ICANN: IAG Initial Report and Proposed Revisions to the ICANN Procedure for Whois Conflicts with Privacy Laws

Brief Overview

ICANN logoPurpose: Public comment is sought on Implementation Advisory Group’s proposals to improve the current Whois Conflicts Procedure.

Current Status: The Implementation Advisory Group seeks public comment on its proposed revisions to the existing Whois Conflicts Procedure.

Next Steps: The Implementation Advisory Group will incorporate public comments into its preliminary report and submit a final report to GNSO Council for its consideration.

Section I: Description, Explanation, and Purpose

In November 2005, the Generic Names Supporting Organization (GNSO) concluded a policy development process (PDP) on Whois conflicts with privacy law, which recommended the creation of a procedure to address conflicts between a contracted party’s Whois obligations and local/national privacy laws or regulations.  A contracted party that credibly demonstrates that it is legally prevented from complying with its Whois obligations can invoke the procedure, which became effective in January 2008. The procedure defines a credible demonstration as one in which the contracted party has received “notification of an investigation, litigation, regulatory proceeding or other government or civil action that might affect its compliance.” The procedure has never been invoked. ICANN launched a review of the procedure in May 2014. An Implementation Advisory Group (IAG) was formed and began its work in January 2015. The IAG devoted most of its time discussing whether additional triggers to invoke the procedure should be incorporated and if so how to ensure that they remain consistent with the existing policy. The IAG now submits its initial report for public comment and to the GNSO Council.

Section II: Background

In November 2005, the Generic Names Supporting Organization (GNSO) concluded a policy development process (PDP) on Whois conflicts with privacy law which recommended that, “In order to facilitate reconciliation of any conflicts between local/national mandatory privacy laws or regulations and applicable provisions of the ICANN contract regarding the collection, display and distribution of personal data via the gTLD Whois service, ICANN should:

  • Develop and publicly document a procedure for dealing with the situation in which a registrar or registry can credibly demonstrate that it is legally prevented by local/national privacy laws or regulations from fully complying with applicable provisions of its ICANN contract regarding the collection, display and distribution of personal data via Whois.
  • Create goals for the procedure which include:
    • Ensuring that ICANN staff is informed of a conflict at the earliest appropriate juncture;
    • Resolving the conflict, if possible, in a manner conducive to ICANN‘s Mission, applicable Core Values, and the stability and uniformity of the Whois system;
    • Providing a mechanism for the recognition, if appropriate, in circumstances where the conflict cannot be otherwise resolved, of an exception to contractual obligations to those registries/registrars to which the specific conflict applies with regard to collection, display and distribution of personally identifiable data via Whois; and
    • Preserving sufficient flexibility for ICANN staff to respond to particular factual situations as they arise.”

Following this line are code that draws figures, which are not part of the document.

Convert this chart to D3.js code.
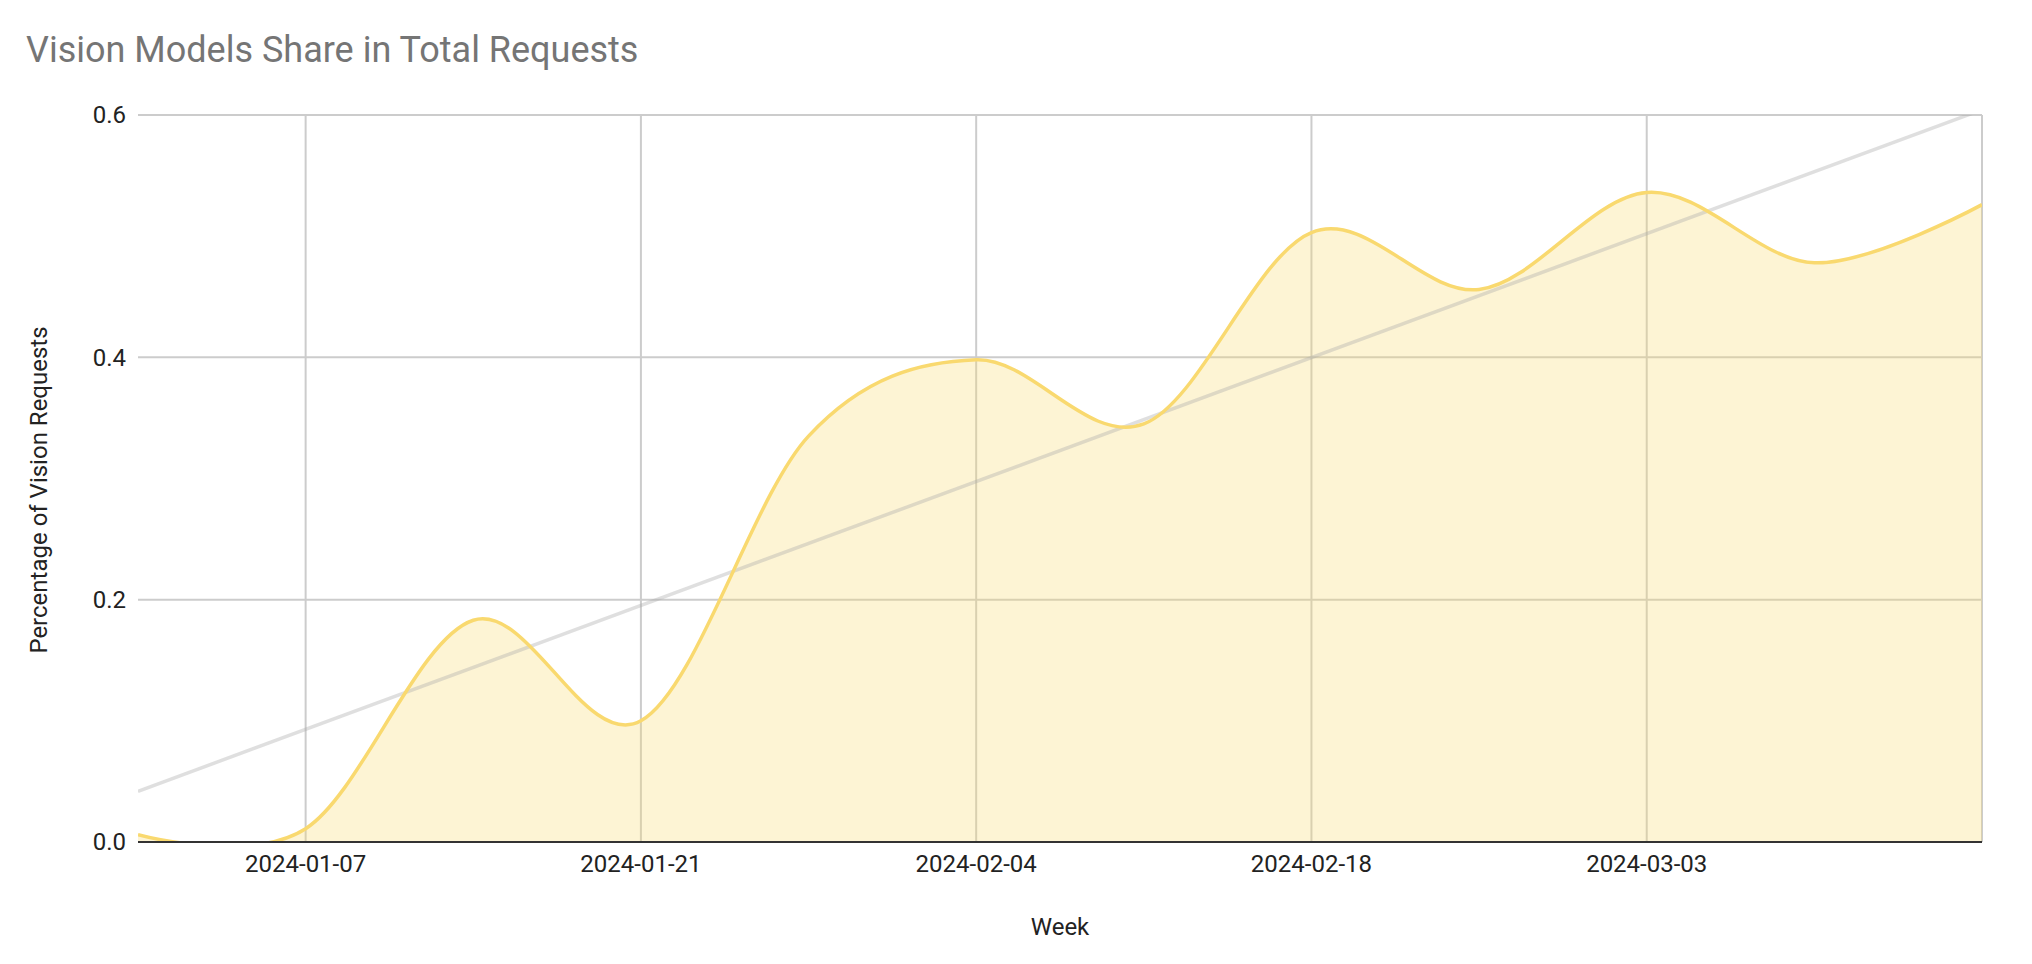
<!DOCTYPE html>
<html>
<head>
<meta charset="utf-8">
<script src="https://cdn.jsdelivr.net/npm/d3@7"></script>
<style>
  html, body { margin: 0; padding: 0; background: #fff; }
  svg { display: block; font-family: Roboto, "Noto Sans", Arial, sans-serif; }
</style>
</head>
<body>
<svg id="chart" width="2032" height="964"></svg>
<script>
// ---- data ----
const weeks = ["2023-12-31","2024-01-07","2024-01-14","2024-01-21","2024-01-28","2024-02-04",
               "2024-02-11","2024-02-18","2024-02-25","2024-03-03","2024-03-10","2024-03-17"];
const visionShare = [0.006, 0.011, 0.183, 0.100, 0.335, 0.398, 0.345, 0.503, 0.456, 0.536, 0.478, 0.526];
const xTickLabels = ["2024-01-07","2024-01-21","2024-02-04","2024-02-18","2024-03-03"];
const yTicks = [0.0, 0.2, 0.4, 0.6];
const chartTitle = "Vision Models Share in Total Requests";
const xTitle = "Week";
const yTitle = "Percentage of Vision Requests";

// ---- layout ----
const margin = {left: 138, right: 2032 - 1982, top: 115, bottom: 964 - 842};
const W = 2032, H = 964;
const svg = d3.select("#chart");
const parse = d3.utcParse("%Y-%m-%d");
const data = weeks.map((w, i) => ({date: parse(w), v: visionShare[i], i}));

const x = d3.scaleUtc()
  .domain(d3.extent(data, d => d.date))
  .range([margin.left, W - margin.right]);
const y = d3.scaleLinear()
  .domain([0, 0.6])
  .range([H - margin.bottom, margin.top]);

// clip
svg.append("defs").append("clipPath").attr("id", "plotClip")
  .append("rect")
  .attr("x", margin.left).attr("y", margin.top)
  .attr("width", W - margin.left - margin.right)
  .attr("height", H - margin.top - margin.bottom);

// gridlines horizontal
const gridColor = "#cccccc";
svg.append("g").selectAll("line").data(yTicks.filter(t => t > 0))
  .join("line")
  .attr("x1", margin.left).attr("x2", W - margin.right)
  .attr("y1", d => y(d)).attr("y2", d => y(d))
  .attr("stroke", gridColor).attr("stroke-width", 2);

// gridlines vertical (tick dates + right edge)
const vGrid = xTickLabels.map(parse).concat([x.domain()[1]]);
svg.append("g").selectAll("line").data(vGrid)
  .join("line")
  .attr("x1", d => x(d)).attr("x2", d => x(d))
  .attr("y1", margin.top).attr("y2", H - margin.bottom)
  .attr("stroke", gridColor).attr("stroke-width", 2);

// area + line
const lineColor = "#f9d96f";
const curve = d3.curveCardinal.tension(0);
const area = d3.area().x(d => x(d.date)).y0(y(0)).y1(d => y(d.v)).curve(curve);
const line = d3.line().x(d => x(d.date)).y(d => y(d.v)).curve(curve);

const plot = svg.append("g").attr("clip-path", "url(#plotClip)");
plot.append("path").datum(data).attr("d", area)
  .attr("fill", lineColor).attr("fill-opacity", 0.3);

// trendline (least squares fit computed from the data)
const n = data.length;
const mx = d3.mean(data, d => d.i), my = d3.mean(data, d => d.v);
const slope = d3.sum(data, d => (d.i - mx) * (d.v - my)) / d3.sum(data, d => (d.i - mx) ** 2);
const intercept = my - slope * mx;
const trend = [data[0], data[n - 1]].map(d => ({date: d.date, v: intercept + slope * d.i}));
plot.append("path").datum(trend)
  .attr("d", d3.line().x(d => x(d.date)).y(d => y(d.v)))
  .attr("fill", "none").attr("stroke", "rgb(170,170,170)").attr("stroke-opacity", 0.38)
  .attr("stroke-width", 3.5);

plot.append("path").datum(data).attr("d", line)
  .attr("fill", "none").attr("stroke", lineColor).attr("stroke-width", 3.5);

// baseline
svg.append("line")
  .attr("x1", margin.left).attr("x2", W - margin.right)
  .attr("y1", y(0)).attr("y2", y(0))
  .attr("stroke", "#333333").attr("stroke-width", 2);

// y tick labels
svg.append("g").selectAll("text").data(yTicks)
  .join("text")
  .attr("x", margin.left - 12).attr("y", d => y(d))
  .attr("dy", "0.35em").attr("text-anchor", "end")
  .attr("font-size", 24).attr("fill", "#222")
  .text(d => d3.format(".1f")(d));

// x tick labels
svg.append("g").selectAll("text").data(xTickLabels)
  .join("text")
  .attr("x", d => x(parse(d))).attr("y", y(0) + 22)
  .attr("dy", "0.35em").attr("text-anchor", "middle")
  .attr("font-size", 24).attr("fill", "#222")
  .text(d => d);

// axis titles
svg.append("text")
  .attr("x", (margin.left + W - margin.right) / 2).attr("y", 927)
  .attr("dy", "0.35em").attr("text-anchor", "middle")
  .attr("font-size", 24).attr("fill", "#222").text(xTitle);
svg.append("text")
  .attr("transform", `translate(39,490) rotate(-90)`)
  .attr("dy", "0.35em").attr("text-anchor", "middle")
  .attr("font-size", 24).attr("fill", "#222").text(yTitle);

// title
svg.append("text")
  .attr("x", 26).attr("y", 49).attr("dy", "0.35em")
  .attr("font-size", 36).attr("fill", "#757575").text(chartTitle);
</script>
</body>
</html>
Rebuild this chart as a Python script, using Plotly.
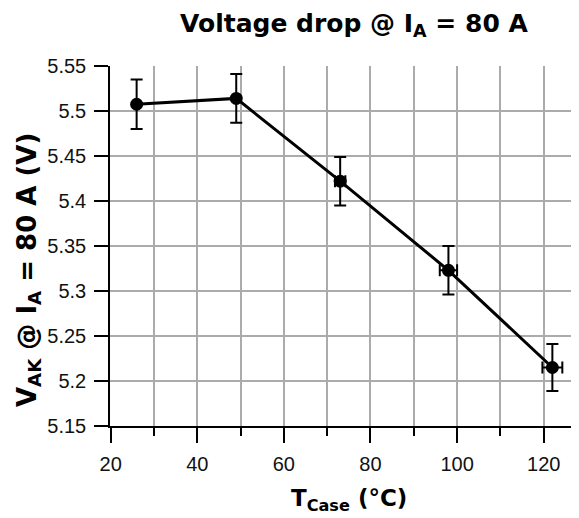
import plotly.graph_objects as go

# data
t_case = [26, 49, 73, 98, 122]
v_ak = [5.5075, 5.514, 5.422, 5.323, 5.215]
v_err = [0.0275, 0.027, 0.027, 0.027, 0.026]
t_err = [0, 0, 1.2, 2.0, 2.3]

x_ticks = [20, 40, 60, 80, 100, 120]
y_ticks = [5.15, 5.2, 5.25, 5.3, 5.35, 5.4, 5.45, 5.5, 5.55]
y_labels = ["5.15", "5.2", "5.25", "5.3", "5.35", "5.4", "5.45", "5.5", "5.55"]

# page body has an 8px margin, so the figure is a bit smaller than the window
W, H = 571, 510
ML, MT, MB, MR = 102, 58, 92, 0
pw = W - ML - MR
ph = H - MT - MB


def px(x):
    return (x - ML) / pw


def py(y):
    return (H - MB - y) / ph


font = "Liberation Sans, Arial, sans-serif"
bold_font = "DejaVu Sans, Arial, sans-serif"
grid = "#ababab"

fig = go.Figure(go.Scatter(
    x=t_case, y=v_ak,
    mode="lines+markers",
    line=dict(color="black", width=3),
    marker=dict(color="black", size=13, symbol="circle"),
    error_y=dict(type="data", array=v_err, color="black", thickness=2, width=6),
    error_x=dict(type="data", array=t_err, color="black", thickness=2, width=6),
    showlegend=False,
))

fig.update_layout(
    width=W, height=H,
    margin=dict(l=ML, r=MR, t=MT, b=MB),
    plot_bgcolor="white", paper_bgcolor="white",
    font=dict(family=font, color="#111", size=20),
    title=dict(text="<b>Voltage drop @ I<sub>A</sub> = 80 A</b>",
               font=dict(family=bold_font, size=25, color="black"),
               xref="container", x=172 / W, xanchor="left",
               yref="container", y=1 - 15 / H, yanchor="middle"),
    xaxis=dict(range=[19.85, 128.15], tickvals=x_ticks,
               showline=True, linecolor="black", linewidth=1.5,
               ticks="outside", ticklen=15, tickwidth=1.5, tickcolor="black",
               showgrid=True, gridcolor=grid, gridwidth=2, zeroline=False,
               minor=dict(dtick=10, tick0=0, ticks="outside", ticklen=8,
                          tickwidth=1.5, tickcolor="black",
                          showgrid=True, gridcolor=grid, gridwidth=2),
               ticklabelstandoff=4, tickfont=dict(size=20)),
    yaxis=dict(range=[5.15, 5.55], tickvals=y_ticks, ticktext=y_labels,
               showline=True, linecolor="black", linewidth=1.5,
               ticks="outside", ticklen=14, tickwidth=1.5, tickcolor="black",
               showgrid=True, gridcolor=grid, gridwidth=2, zeroline=False,
               ticklabelstandoff=4, tickfont=dict(size=20)),
    annotations=[
        dict(text="<b>T<sub>Case</sub> (°C)</b>", xref="paper", yref="paper",
             x=px(341), y=py(492), xanchor="center", yanchor="middle",
             showarrow=False, font=dict(family=bold_font, size=23, color="black")),
        dict(text="<b>V<sub>AK</sub> @ I<sub>A</sub> = 80 A (V)</b>",
             xref="paper", yref="paper", textangle=-90,
             x=px(20), y=py(262), xanchor="center", yanchor="middle",
             showarrow=False, font=dict(family=bold_font, size=26, color="black")),
    ],
)

fig.write_html("out.html")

The ICANN Board of Directors adopted the recommendations in May 2006 and the final procedure was made effective in January 2008. Although to date no registrar or registry operator has formally invoked the Procedure, concerns have been expressed both by public authorities as well as registrars and registry operators concerning potential conflicts between Whois contractual obligations and local law.

Given that the Whois Procedure has not been invoked and yet numerous concerns have arisen from contracted parties and the wider community, ICANN launched a review as provided for in Step Six of the Procedure, which calls for an annual review of the Procedure’s effectiveness. The review was launched with the publication of a paper for public comment on 22 May 2014. The paper outlined the Procedure’s steps and invited public comments on a series of questions. Following review of the public comments received, this Implementation Advisory Group (IAG) was formed to consider the need for changes to how the Procedure is invoked and used. A few common themes were discerned from some of the suggestions in the public comments, which may allow for changes to implementation of the Procedure in line with the underlying policy.